Por outro lado, se eu estivesse no varejo, hoje, e como o varejo está muito à frente da indústria na sua transformação figital, eu diria que há uma chance única do varejo liderar as transformações dos mercados de produtos, serviços e produtos-como-serviços, comoditizando a indústria. Até porque, se o varejo não começar a fazer isso, há uma chance da indústria acordar e competir diretamente no mercado -a ponto de excluir [veja bit.ly/3W8yVLC e bit.ly/3BpZuUK, nesta série, sobre 5G & Internet das Coisas e Indústria… 4.0]- os varejistas de sua cadeia de valor.

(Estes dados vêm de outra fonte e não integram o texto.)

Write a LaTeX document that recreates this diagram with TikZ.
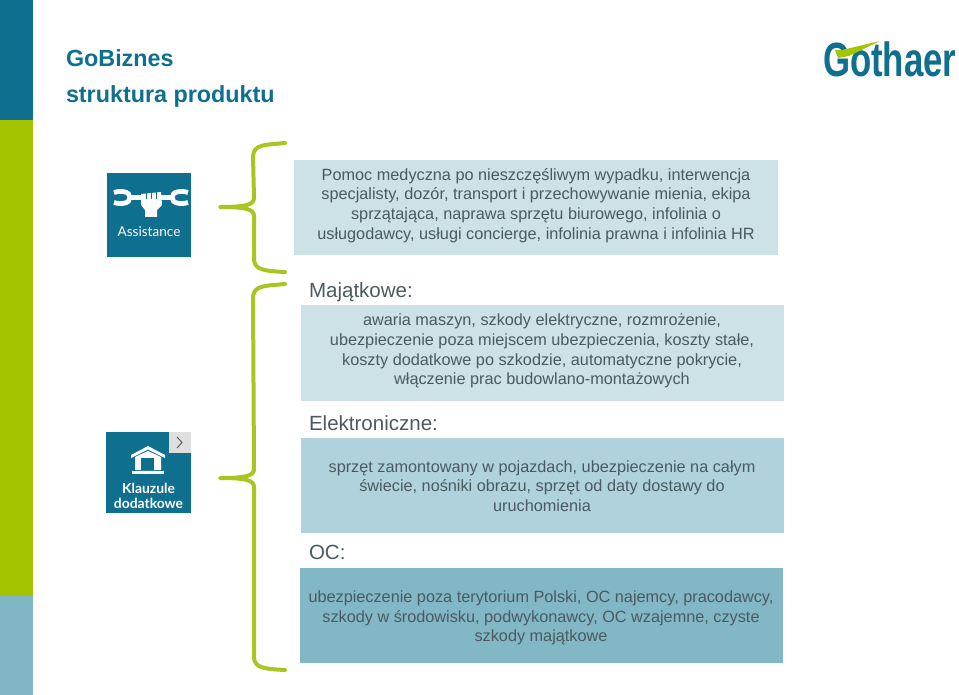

No outro lado da moeda do varejo, as operações “puras” de ecommerce enfrentam desafios em todo mundo. Um exemplo? A pioneira Amazon: a empresa teria tido perdas operacionais de US$1,8 bilhões no último trimestre de 2021 [bit.ly/3uYcHQJ] se não fossem os resultados de sua divisão de infraestrutura e software como serviços, AWS. No ano de 2021, AWS deu US$18,5 bilhões de lucro operacional, enquanto o resto do negócio ficou em US$6,3 bilhões [bit.ly/3hrpckY]. Mas AWS é só 14% do faturamento, e dá 74% do lucro [bit.ly/3Wo9fur]. E nem tudo que é digital, no “varejista”, é um sucesso: Alexa perdeu US$10 bilhões só este ano [bit.ly/3WqBJUA].
Para terminar, tenho pensado há algum tempo sobre a existência de uma “Lei Universal” para mercados de varejo digital aberto [onde qualquer um pode entrar, inclusive operando de fora da geografia], largo [onde todos os varejistas considerados vendem “de tudo”], de grande escala [os varejistas considerados vendem muito, estão na “cabeça do mercado”] e venda direta [quando os agentes de mercado vendem produtos de seus estoques]: [0] …barrando a formação de cartéis de manipulação de cadeias de valor [e, claro, preços], e na presença de [1] comparabilidade algorítmica de preços [2] de e por quase todos os agentes de varejo, [3] associado a uma compreensão quase universal e [4] uso de tecnologia digital, social, de SFO [S para “search”, buscar; F para “find”, encontrar e O para “obtain”, obter] por consumidores em mercados onde [5] o gatilho de Proctor foi acionado [quando um mercado atinge 20% de varejo digital, uma avalanche transforma quase todo o mercado em digital, ou figital; ainda pode haver vendas em pontos físicos, mas o SFO efetivo é digital]… [6] depois de um certo tempo [quanto?…] será sempre o caso que [7] as margens de todos os varejistas no mercado considerado convergirão para próximo de zero.
Se a “Lei” for verdade ela diz, em suma, que nem a vida de quem faz “só” ecommerce tá resolvida porque, em última análise, suas operações online, especialmente o que se convencionou chamar de 1P [venda do próprio estoque] podem não ser sustentáveis. É isso.